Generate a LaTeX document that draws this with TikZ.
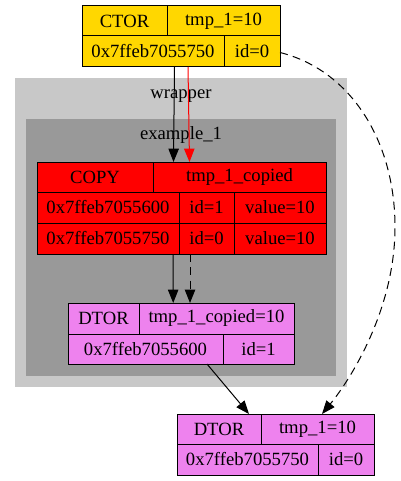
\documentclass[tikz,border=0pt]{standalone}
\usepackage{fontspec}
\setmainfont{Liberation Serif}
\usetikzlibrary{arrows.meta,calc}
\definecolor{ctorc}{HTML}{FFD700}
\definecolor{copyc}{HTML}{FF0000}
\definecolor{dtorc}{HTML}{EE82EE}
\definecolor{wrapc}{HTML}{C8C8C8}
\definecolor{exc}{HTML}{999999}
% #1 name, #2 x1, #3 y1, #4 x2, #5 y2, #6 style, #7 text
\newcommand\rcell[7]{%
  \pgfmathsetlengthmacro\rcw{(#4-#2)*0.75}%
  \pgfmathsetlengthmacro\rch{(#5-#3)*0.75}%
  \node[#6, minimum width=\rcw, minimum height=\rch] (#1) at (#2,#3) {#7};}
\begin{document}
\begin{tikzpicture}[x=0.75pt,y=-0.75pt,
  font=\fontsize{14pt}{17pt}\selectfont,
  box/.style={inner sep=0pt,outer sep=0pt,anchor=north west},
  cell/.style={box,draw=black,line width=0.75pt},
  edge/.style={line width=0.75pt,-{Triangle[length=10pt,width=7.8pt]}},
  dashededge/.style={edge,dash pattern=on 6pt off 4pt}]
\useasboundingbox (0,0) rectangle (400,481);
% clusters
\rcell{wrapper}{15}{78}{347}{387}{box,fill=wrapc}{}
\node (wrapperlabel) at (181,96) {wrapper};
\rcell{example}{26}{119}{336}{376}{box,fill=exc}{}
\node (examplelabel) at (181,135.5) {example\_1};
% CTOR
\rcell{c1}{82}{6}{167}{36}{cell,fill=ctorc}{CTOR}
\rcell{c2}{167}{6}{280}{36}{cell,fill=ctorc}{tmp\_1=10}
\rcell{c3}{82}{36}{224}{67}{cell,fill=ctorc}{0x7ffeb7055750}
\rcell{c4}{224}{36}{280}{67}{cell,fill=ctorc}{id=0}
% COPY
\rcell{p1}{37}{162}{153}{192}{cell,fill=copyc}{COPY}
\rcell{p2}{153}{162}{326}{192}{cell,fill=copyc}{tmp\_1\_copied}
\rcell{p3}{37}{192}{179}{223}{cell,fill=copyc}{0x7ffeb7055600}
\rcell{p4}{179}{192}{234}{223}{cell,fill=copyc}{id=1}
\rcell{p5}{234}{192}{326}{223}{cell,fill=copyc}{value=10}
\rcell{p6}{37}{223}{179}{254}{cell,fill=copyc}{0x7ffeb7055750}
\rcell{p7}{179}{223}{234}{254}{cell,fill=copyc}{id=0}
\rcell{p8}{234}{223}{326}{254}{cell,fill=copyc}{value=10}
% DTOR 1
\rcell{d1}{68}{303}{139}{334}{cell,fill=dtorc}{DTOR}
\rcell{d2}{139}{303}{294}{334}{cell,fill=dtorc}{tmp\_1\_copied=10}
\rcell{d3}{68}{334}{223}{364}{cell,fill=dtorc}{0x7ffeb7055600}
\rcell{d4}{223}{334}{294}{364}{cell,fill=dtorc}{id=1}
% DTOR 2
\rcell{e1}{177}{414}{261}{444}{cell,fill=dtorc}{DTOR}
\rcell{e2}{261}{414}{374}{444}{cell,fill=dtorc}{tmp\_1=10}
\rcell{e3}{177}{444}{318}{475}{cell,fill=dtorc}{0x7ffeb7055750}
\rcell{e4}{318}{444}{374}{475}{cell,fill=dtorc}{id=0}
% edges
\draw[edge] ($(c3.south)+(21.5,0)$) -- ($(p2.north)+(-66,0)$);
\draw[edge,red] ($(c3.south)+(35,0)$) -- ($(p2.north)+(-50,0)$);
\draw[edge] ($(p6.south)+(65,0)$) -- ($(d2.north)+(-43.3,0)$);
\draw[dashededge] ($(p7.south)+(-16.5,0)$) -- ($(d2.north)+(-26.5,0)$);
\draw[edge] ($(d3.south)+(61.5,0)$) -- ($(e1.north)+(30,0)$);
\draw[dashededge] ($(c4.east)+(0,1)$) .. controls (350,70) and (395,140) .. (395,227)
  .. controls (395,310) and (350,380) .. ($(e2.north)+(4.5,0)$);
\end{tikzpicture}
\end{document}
◇ ◇ ◇ ◇ ◇ ◇ ◇
### Set exercise
Leaving out the pictures, repeat the data above exactly.

### Solution below
Generate a LaTeX document that draws this with TikZ.
\documentclass[tikz,border=0pt]{standalone}
\usepackage{fontspec}
\setmainfont{Liberation Serif}
\usetikzlibrary{arrows.meta,calc}
\definecolor{ctorc}{HTML}{FFD700}
\definecolor{copyc}{HTML}{FF0000}
\definecolor{dtorc}{HTML}{EE82EE}
\definecolor{wrapc}{HTML}{C8C8C8}
\definecolor{exc}{HTML}{999999}
% #1 name, #2 x1, #3 y1, #4 x2, #5 y2, #6 style, #7 text
\newcommand\rcell[7]{%
  \pgfmathsetlengthmacro\rcw{(#4-#2)*0.75}%
  \pgfmathsetlengthmacro\rch{(#5-#3)*0.75}%
  \node[#6, minimum width=\rcw, minimum height=\rch] (#1) at (#2,#3) {#7};}
\begin{document}
\begin{tikzpicture}[x=0.75pt,y=-0.75pt,
  font=\fontsize{14pt}{17pt}\selectfont,
  box/.style={inner sep=0pt,outer sep=0pt,anchor=north west},
  cell/.style={box,draw=black,line width=0.75pt},
  edge/.style={line width=0.75pt,-{Triangle[length=10pt,width=7.8pt]}},
  dashededge/.style={edge,dash pattern=on 6pt off 4pt}]
\useasboundingbox (0,0) rectangle (400,481);
% clusters
\rcell{wrapper}{15}{78}{347}{387}{box,fill=wrapc}{}
\node (wrapperlabel) at (181,96) {wrapper};
\rcell{example}{26}{119}{336}{376}{box,fill=exc}{}
\node (examplelabel) at (181,135.5) {example\_1};
% CTOR
\rcell{c1}{82}{6}{167}{36}{cell,fill=ctorc}{CTOR}
\rcell{c2}{167}{6}{280}{36}{cell,fill=ctorc}{tmp\_1=10}
\rcell{c3}{82}{36}{224}{67}{cell,fill=ctorc}{0x7ffeb7055750}
\rcell{c4}{224}{36}{280}{67}{cell,fill=ctorc}{id=0}
% COPY
\rcell{p1}{37}{162}{153}{192}{cell,fill=copyc}{COPY}
\rcell{p2}{153}{162}{326}{192}{cell,fill=copyc}{tmp\_1\_copied}
\rcell{p3}{37}{192}{179}{223}{cell,fill=copyc}{0x7ffeb7055600}
\rcell{p4}{179}{192}{234}{223}{cell,fill=copyc}{id=1}
\rcell{p5}{234}{192}{326}{223}{cell,fill=copyc}{value=10}
\rcell{p6}{37}{223}{179}{254}{cell,fill=copyc}{0x7ffeb7055750}
\rcell{p7}{179}{223}{234}{254}{cell,fill=copyc}{id=0}
\rcell{p8}{234}{223}{326}{254}{cell,fill=copyc}{value=10}
% DTOR 1
\rcell{d1}{68}{303}{139}{334}{cell,fill=dtorc}{DTOR}
\rcell{d2}{139}{303}{294}{334}{cell,fill=dtorc}{tmp\_1\_copied=10}
\rcell{d3}{68}{334}{223}{364}{cell,fill=dtorc}{0x7ffeb7055600}
\rcell{d4}{223}{334}{294}{364}{cell,fill=dtorc}{id=1}
% DTOR 2
\rcell{e1}{177}{414}{261}{444}{cell,fill=dtorc}{DTOR}
\rcell{e2}{261}{414}{374}{444}{cell,fill=dtorc}{tmp\_1=10}
\rcell{e3}{177}{444}{318}{475}{cell,fill=dtorc}{0x7ffeb7055750}
\rcell{e4}{318}{444}{374}{475}{cell,fill=dtorc}{id=0}
% edges
\draw[edge] ($(c3.south)+(21.5,0)$) -- ($(p2.north)+(-66,0)$);
\draw[edge,red] ($(c3.south)+(35,0)$) -- ($(p2.north)+(-50,0)$);
\draw[edge] ($(p6.south)+(65,0)$) -- ($(d2.north)+(-43.3,0)$);
\draw[dashededge] ($(p7.south)+(-16.5,0)$) -- ($(d2.north)+(-26.5,0)$);
\draw[edge] ($(d3.south)+(61.5,0)$) -- ($(e1.north)+(30,0)$);
\draw[dashededge] ($(c4.east)+(0,1)$) .. controls (350,70) and (395,140) .. (395,227)
  .. controls (395,310) and (350,380) .. ($(e2.north)+(4.5,0)$);
\end{tikzpicture}
\end{document}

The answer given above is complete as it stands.